Интересно проанализировать данный текст с точки зрения философской этики в сравнении с другими подобными документами. Спасибо за перевод и проделанную работу
Я думаю, что немцы вели себя приличнее чем свои. Во время оккупации калмык стрелял во дворе голубей, отец сказал немецкому офицеру. Тот дал в ухо чурбану, что аж растянулся . Калмык быстро убрался со своим автоматом.
Розповідала бабуся (їй під час окупації було 15-16 років), що німці поводились досить коректно. Колгосп працював, прадіда на зборах вибрали головою. Коли відмовився, то пригрозили зброєю. В хаті жили офіцери, дітей пригощали солодощами. Коли відступали, то казали, що вони проти війни - то все Гітлер. Після цього село зайняли наші. Першими прийшли якісь штрафніки. Грабували людей, стріляли в хатах - каже, було страшно.

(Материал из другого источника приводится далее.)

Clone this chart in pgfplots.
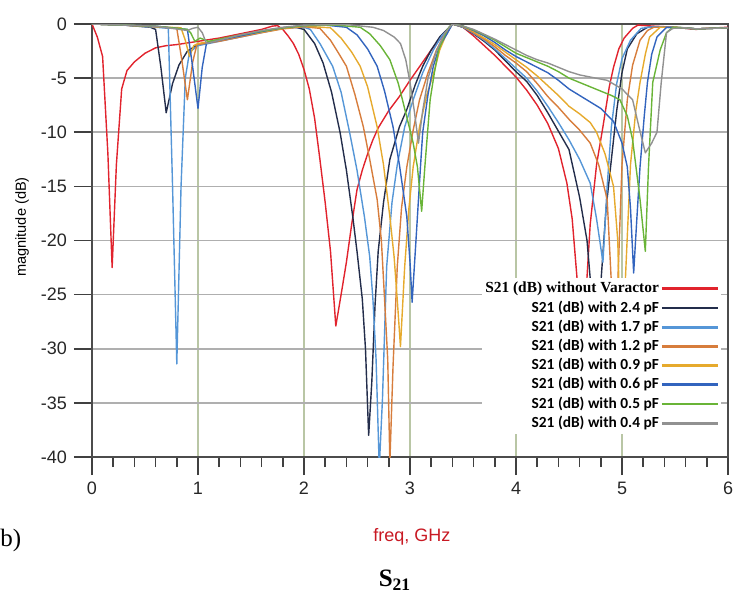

В доме мой тещи жили два немецких офицера. Поскольку к дому было подведено электричество, родня была не из бедной семьи, немцы там расположили радиостанцию. Офицеры были дворянского происхождения, культурные, не хамили и довольно корректно относились к моим родственникам. Прадед хорошо знал немецкий, он вообще владел четырьмя языками, общался с ними частенько, слушал их разговоры между собой и после войны сказал прямо, что если бы немцы победили, то нам бы на этом свете места не было бы. Они пришли к нам как хозяева.